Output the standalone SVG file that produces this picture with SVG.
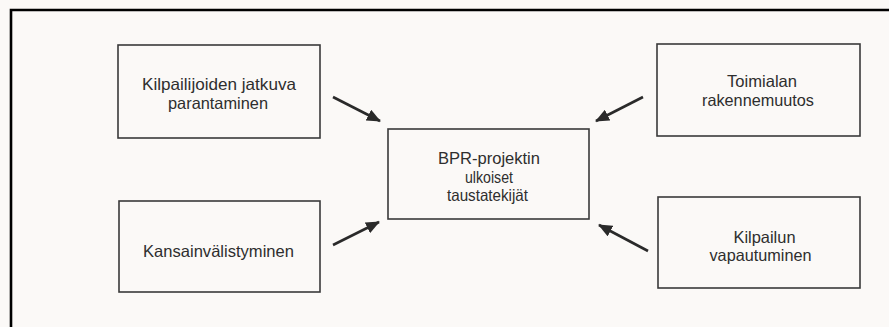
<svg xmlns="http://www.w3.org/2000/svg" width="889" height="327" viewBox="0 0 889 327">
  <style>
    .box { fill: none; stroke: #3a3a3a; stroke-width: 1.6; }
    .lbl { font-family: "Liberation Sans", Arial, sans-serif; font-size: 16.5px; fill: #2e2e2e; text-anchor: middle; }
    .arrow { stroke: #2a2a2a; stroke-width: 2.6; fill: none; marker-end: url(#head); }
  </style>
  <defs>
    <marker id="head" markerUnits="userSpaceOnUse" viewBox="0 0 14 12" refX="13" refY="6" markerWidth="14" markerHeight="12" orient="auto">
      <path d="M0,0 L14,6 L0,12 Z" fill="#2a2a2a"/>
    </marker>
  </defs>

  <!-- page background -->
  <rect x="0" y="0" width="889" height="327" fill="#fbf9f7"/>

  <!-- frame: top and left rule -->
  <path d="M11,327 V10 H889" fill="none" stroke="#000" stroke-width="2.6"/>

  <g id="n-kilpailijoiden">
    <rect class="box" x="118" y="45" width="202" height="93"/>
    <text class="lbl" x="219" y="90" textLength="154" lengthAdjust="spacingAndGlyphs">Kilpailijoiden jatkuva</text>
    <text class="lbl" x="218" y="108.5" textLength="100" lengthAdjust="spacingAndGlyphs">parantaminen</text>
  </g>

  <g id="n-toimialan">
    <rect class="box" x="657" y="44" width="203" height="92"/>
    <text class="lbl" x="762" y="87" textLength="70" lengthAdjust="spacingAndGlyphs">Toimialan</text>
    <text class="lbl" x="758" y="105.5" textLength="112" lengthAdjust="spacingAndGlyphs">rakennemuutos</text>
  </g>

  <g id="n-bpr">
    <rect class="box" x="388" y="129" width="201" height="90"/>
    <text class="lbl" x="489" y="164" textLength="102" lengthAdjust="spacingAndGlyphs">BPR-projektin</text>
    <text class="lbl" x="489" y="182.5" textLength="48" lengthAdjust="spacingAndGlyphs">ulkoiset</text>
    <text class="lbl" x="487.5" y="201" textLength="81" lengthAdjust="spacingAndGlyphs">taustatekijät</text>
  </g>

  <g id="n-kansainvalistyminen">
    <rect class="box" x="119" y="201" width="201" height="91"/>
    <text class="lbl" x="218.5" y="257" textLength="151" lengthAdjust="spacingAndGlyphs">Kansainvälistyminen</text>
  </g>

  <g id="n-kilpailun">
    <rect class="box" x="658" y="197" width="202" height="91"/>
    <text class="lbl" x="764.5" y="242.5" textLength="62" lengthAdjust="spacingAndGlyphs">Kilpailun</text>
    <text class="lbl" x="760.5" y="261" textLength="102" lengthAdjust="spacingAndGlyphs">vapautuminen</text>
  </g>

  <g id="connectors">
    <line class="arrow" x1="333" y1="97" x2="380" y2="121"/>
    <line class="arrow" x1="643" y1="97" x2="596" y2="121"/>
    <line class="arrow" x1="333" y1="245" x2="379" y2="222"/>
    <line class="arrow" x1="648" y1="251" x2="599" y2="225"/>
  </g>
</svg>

══════════

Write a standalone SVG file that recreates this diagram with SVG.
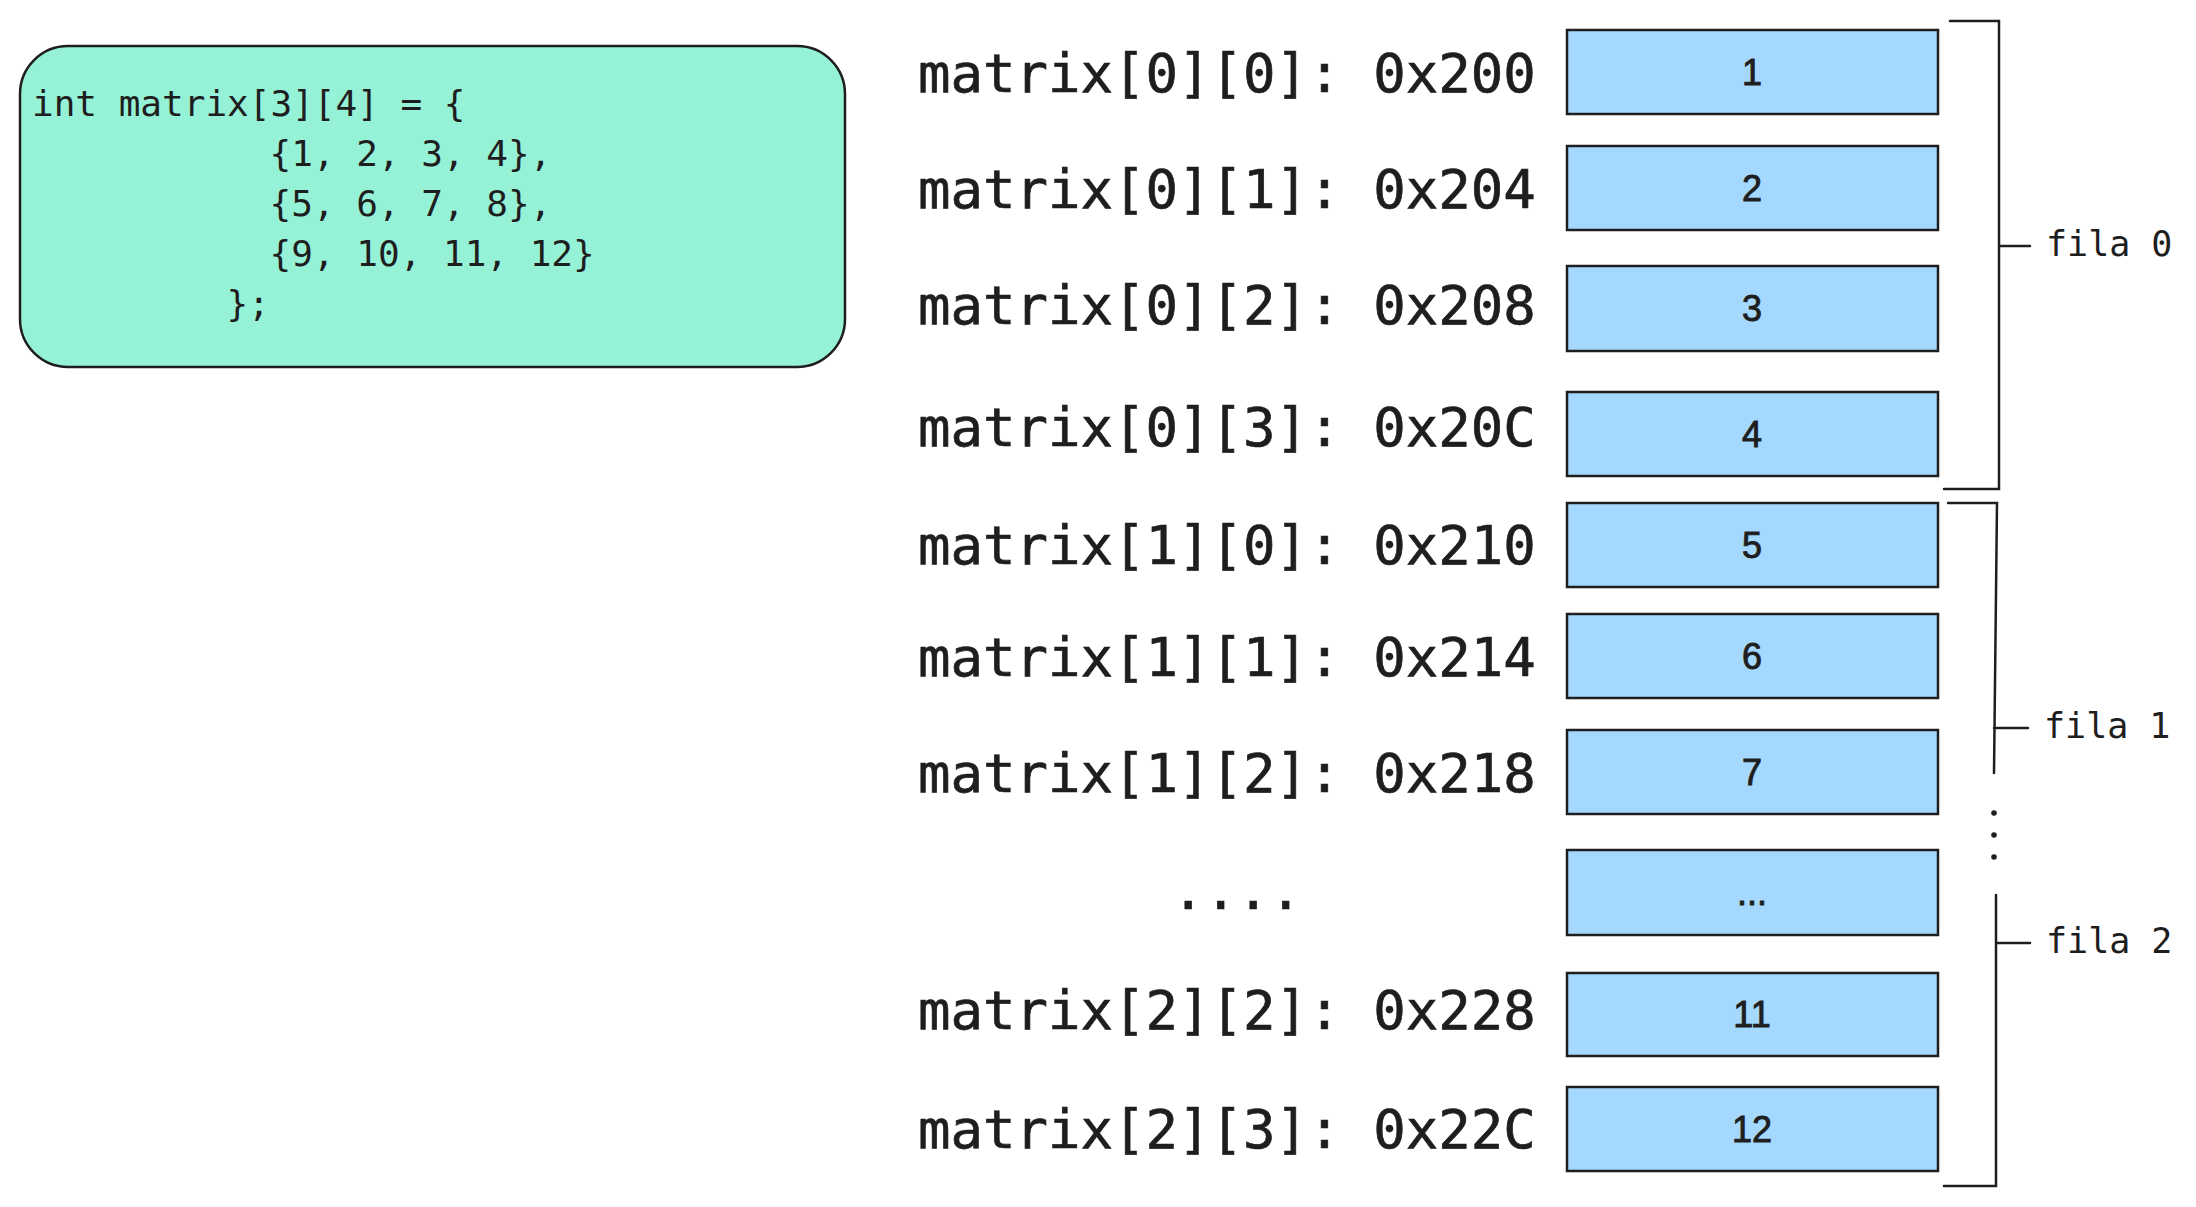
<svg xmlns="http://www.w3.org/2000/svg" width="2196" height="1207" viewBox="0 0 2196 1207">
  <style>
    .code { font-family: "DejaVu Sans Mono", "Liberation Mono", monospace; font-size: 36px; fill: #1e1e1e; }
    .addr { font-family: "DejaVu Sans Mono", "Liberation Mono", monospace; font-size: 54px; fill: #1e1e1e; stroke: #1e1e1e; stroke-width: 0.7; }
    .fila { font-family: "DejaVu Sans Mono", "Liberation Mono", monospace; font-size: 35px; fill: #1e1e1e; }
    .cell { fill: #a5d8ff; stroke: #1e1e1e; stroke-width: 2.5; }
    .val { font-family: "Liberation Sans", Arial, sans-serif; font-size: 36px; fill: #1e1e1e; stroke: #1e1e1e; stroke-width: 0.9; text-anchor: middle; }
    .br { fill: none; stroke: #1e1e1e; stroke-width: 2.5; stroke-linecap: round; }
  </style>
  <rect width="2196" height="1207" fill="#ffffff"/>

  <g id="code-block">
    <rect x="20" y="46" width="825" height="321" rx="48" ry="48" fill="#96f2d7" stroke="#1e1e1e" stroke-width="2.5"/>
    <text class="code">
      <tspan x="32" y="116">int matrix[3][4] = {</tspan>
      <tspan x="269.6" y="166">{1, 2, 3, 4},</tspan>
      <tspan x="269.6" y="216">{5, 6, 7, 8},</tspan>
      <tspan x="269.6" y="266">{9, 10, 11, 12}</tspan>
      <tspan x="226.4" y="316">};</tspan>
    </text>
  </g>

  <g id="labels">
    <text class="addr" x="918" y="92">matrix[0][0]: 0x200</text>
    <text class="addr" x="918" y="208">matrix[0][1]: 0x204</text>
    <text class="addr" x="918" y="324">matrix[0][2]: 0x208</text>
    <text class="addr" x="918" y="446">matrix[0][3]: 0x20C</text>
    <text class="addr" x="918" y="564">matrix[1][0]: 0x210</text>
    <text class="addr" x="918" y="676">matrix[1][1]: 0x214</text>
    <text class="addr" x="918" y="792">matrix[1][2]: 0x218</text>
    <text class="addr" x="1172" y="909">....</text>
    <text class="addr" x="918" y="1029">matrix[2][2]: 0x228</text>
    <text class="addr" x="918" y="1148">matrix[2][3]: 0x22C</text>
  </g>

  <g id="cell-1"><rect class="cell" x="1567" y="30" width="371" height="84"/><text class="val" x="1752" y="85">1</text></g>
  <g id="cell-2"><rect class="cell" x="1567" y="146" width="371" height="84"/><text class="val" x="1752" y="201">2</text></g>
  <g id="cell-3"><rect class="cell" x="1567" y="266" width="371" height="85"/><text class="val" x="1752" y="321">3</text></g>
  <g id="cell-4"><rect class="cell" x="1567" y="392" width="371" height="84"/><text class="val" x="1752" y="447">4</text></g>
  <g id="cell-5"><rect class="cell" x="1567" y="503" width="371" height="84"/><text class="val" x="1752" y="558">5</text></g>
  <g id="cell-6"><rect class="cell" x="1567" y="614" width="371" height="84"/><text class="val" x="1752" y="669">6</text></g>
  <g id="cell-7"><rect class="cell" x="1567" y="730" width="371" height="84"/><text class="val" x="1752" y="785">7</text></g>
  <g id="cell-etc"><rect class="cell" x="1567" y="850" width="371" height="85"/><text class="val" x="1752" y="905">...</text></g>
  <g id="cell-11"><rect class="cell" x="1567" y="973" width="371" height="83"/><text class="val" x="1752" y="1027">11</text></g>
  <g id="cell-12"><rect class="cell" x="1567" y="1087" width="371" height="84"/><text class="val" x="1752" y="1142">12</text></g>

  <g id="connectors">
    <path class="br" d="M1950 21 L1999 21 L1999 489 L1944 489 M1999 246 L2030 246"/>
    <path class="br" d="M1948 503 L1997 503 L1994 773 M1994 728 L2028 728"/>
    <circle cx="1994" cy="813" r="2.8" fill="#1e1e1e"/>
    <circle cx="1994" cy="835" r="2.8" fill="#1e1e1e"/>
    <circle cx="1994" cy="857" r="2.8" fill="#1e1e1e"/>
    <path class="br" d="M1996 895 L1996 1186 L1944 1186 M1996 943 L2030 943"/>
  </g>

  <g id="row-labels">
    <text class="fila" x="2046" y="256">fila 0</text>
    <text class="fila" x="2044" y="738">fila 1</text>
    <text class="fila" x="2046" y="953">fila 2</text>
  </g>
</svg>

══════════

## Short task
Across the data, tally the lines containing "this" and give back the number alone.

## Task response
2